## Task directions
State how many lines contain "this", and write nothing except that count.

## Collected material
------------------------------

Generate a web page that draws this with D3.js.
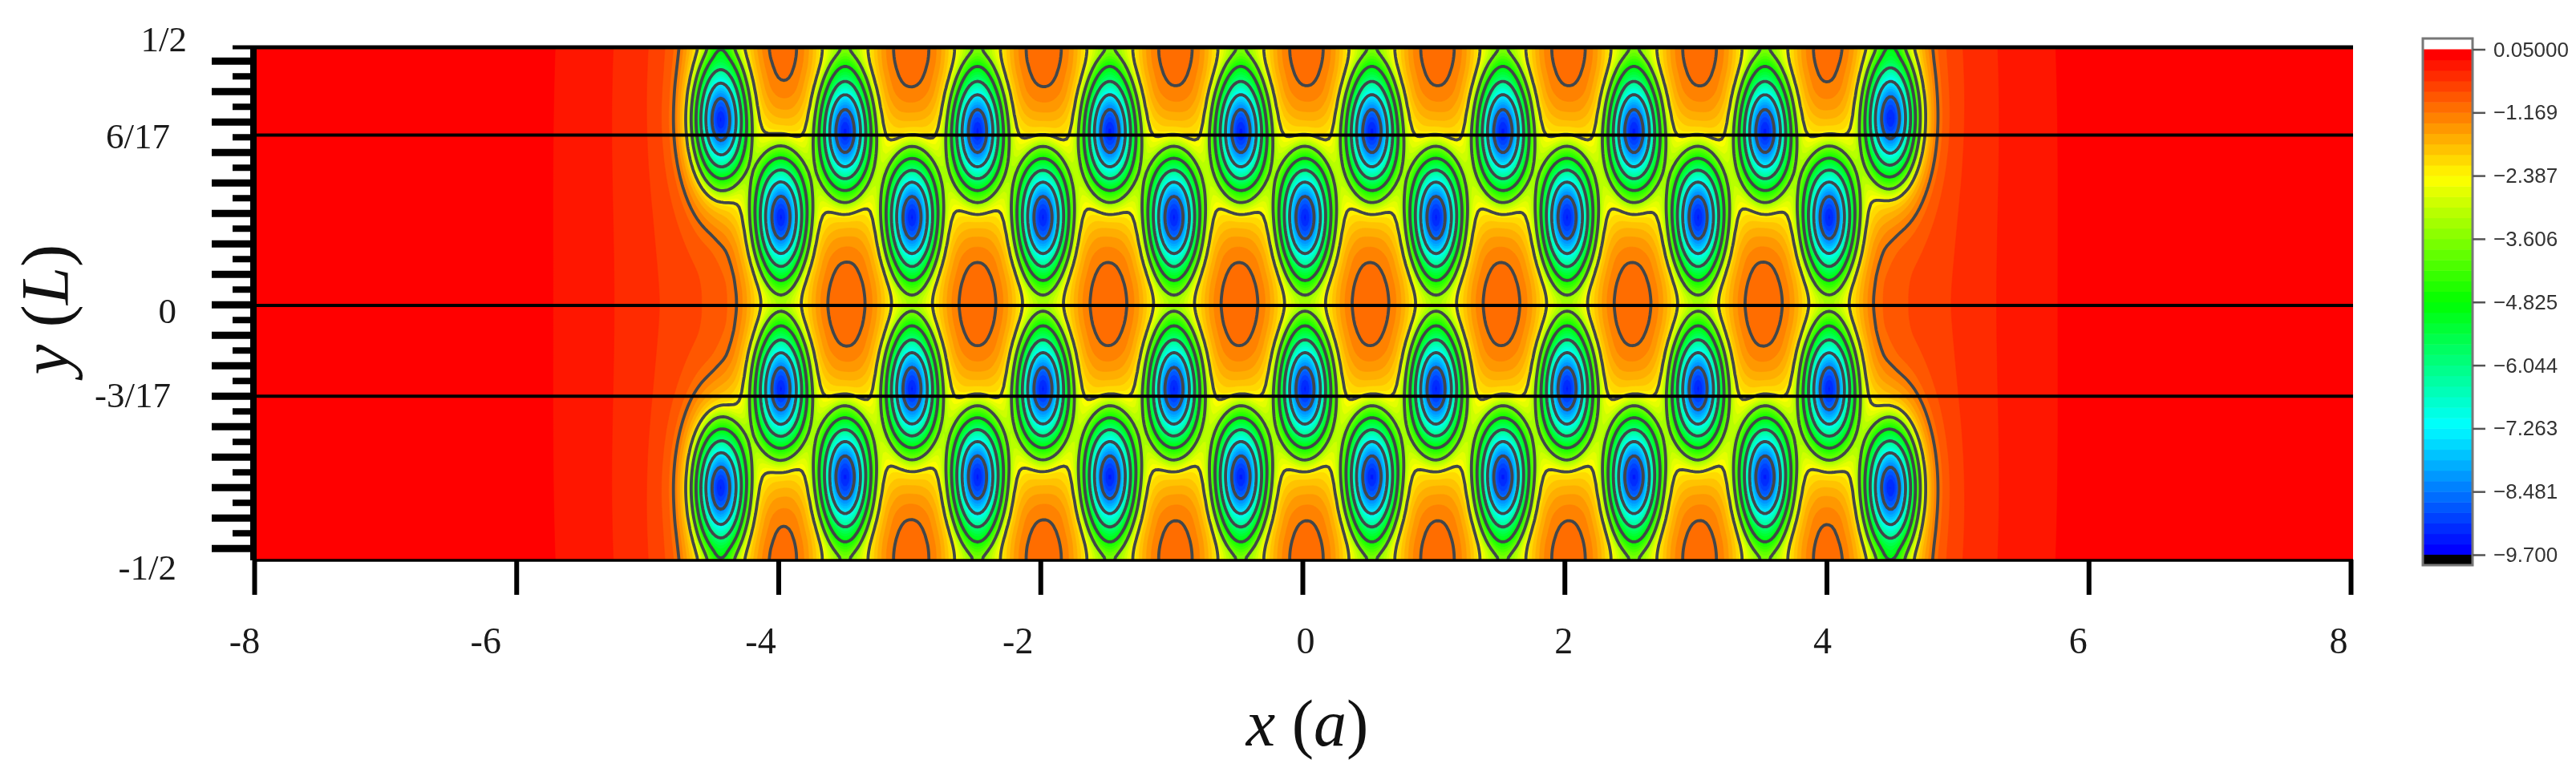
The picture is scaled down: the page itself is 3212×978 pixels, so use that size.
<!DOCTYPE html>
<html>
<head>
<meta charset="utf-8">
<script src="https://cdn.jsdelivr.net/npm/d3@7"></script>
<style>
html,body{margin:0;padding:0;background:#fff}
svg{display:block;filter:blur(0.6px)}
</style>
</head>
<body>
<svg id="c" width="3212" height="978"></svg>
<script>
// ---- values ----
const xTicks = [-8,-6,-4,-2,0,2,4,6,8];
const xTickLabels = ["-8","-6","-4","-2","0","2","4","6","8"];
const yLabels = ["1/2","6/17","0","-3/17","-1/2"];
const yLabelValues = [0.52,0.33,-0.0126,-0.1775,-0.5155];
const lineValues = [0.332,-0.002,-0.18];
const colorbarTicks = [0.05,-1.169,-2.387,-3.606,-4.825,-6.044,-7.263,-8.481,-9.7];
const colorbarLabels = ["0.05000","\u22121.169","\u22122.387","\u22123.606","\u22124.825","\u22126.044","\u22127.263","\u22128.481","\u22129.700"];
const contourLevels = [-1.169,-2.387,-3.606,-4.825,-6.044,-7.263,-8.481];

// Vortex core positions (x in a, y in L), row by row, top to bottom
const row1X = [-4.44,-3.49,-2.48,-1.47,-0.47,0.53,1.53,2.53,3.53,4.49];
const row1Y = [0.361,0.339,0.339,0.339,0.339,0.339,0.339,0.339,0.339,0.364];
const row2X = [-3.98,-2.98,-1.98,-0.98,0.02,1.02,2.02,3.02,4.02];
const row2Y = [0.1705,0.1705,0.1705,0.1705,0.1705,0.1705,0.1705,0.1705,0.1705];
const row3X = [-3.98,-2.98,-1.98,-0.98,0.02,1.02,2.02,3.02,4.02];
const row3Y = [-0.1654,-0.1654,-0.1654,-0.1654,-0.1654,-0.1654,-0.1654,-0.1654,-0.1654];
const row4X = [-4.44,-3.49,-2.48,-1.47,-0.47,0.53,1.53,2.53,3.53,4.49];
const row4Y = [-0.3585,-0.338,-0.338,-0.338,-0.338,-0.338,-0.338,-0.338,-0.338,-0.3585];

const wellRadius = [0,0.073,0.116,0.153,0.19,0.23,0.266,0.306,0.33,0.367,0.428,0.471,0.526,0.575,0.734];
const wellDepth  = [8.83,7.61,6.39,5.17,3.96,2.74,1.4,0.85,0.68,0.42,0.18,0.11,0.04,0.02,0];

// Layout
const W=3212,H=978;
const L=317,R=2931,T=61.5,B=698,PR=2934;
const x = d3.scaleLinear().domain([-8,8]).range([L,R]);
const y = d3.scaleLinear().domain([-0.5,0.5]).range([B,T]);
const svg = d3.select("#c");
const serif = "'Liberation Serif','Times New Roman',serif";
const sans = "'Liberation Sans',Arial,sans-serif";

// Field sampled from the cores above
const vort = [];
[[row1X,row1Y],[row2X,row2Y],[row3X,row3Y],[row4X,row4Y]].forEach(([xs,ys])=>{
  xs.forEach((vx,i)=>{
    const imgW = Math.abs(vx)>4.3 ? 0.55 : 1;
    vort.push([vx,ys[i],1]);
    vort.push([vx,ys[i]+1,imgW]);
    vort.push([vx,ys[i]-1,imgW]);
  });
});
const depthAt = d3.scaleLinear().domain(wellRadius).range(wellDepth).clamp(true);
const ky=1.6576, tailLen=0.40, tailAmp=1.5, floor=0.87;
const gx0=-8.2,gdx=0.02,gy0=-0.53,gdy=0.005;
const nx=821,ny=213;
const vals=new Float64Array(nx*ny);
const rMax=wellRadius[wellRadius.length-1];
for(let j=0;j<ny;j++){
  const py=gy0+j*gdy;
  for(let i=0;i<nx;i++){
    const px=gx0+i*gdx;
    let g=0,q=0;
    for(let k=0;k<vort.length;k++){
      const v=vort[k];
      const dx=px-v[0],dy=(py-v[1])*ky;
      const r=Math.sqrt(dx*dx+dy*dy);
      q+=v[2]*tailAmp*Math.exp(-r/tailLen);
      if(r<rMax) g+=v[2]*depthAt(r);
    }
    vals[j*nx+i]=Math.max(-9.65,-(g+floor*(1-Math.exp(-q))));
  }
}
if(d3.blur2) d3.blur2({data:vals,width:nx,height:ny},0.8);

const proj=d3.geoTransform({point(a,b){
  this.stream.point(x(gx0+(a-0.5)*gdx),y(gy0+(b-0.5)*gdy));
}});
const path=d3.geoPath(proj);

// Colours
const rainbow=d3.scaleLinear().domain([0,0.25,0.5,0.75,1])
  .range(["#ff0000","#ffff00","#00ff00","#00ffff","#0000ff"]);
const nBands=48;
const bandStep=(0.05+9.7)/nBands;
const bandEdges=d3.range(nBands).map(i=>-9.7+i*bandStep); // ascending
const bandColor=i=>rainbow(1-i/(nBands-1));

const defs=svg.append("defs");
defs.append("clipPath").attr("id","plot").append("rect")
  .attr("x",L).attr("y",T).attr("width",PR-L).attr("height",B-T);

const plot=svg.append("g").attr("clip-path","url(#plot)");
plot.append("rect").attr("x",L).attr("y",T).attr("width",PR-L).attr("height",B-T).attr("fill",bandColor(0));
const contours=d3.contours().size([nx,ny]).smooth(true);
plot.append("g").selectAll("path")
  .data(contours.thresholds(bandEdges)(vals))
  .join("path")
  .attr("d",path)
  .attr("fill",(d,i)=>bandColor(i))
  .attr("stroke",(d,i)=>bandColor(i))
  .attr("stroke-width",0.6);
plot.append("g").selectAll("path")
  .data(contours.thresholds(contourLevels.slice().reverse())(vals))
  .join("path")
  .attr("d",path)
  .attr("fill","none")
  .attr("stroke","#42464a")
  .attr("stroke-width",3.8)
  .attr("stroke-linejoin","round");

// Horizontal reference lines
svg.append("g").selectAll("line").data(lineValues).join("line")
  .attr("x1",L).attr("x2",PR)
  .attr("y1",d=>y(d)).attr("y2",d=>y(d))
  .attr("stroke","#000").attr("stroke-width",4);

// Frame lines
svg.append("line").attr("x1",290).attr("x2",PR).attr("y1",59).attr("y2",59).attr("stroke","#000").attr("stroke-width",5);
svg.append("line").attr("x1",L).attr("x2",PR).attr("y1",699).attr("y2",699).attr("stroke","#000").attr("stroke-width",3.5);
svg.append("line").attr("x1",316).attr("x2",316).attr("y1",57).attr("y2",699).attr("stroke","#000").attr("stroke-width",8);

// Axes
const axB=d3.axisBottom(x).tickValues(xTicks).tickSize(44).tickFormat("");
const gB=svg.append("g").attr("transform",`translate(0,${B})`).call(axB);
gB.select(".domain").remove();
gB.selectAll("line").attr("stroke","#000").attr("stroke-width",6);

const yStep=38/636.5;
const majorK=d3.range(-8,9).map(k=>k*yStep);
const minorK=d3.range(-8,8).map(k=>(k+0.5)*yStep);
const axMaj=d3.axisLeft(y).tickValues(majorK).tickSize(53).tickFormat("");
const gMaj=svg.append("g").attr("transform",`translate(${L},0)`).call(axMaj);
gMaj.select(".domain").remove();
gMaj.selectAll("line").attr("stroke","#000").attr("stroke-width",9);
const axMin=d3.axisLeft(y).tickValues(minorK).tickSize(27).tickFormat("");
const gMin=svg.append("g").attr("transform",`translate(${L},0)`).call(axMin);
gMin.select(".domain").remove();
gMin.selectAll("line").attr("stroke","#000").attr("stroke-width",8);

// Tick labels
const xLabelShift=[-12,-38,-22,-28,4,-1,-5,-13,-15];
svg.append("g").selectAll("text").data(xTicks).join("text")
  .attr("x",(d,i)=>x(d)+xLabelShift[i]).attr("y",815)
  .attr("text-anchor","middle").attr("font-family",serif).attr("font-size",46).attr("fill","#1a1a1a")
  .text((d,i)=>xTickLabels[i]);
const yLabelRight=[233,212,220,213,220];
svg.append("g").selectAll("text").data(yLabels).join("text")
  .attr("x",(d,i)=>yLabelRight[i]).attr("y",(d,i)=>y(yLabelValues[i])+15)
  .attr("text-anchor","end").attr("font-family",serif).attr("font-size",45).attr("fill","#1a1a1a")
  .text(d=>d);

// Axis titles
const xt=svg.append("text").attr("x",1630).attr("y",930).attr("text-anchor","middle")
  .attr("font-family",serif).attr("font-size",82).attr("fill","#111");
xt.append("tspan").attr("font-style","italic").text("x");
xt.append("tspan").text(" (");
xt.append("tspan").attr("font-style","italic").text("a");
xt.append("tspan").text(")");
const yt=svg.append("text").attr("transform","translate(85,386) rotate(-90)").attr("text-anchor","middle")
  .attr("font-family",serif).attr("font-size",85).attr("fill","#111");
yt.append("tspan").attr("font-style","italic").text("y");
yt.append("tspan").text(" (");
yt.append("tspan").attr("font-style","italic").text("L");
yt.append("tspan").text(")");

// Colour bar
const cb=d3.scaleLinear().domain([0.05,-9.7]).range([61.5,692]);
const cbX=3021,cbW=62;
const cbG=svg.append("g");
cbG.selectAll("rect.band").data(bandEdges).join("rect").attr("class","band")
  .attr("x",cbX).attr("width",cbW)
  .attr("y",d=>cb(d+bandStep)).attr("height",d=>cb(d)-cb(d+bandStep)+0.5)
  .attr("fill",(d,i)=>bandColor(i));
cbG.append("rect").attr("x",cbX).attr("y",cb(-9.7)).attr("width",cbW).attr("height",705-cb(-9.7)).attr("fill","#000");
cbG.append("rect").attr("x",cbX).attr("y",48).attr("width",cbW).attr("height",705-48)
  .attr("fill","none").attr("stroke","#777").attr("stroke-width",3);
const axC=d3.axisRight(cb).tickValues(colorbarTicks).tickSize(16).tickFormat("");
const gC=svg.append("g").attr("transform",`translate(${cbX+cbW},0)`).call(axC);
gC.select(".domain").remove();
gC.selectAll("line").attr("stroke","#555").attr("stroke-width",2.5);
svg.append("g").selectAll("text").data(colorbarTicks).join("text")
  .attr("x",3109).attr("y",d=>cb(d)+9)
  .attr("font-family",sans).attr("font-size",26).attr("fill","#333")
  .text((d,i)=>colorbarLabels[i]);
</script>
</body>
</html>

------------------------------

## Result of the exercise
2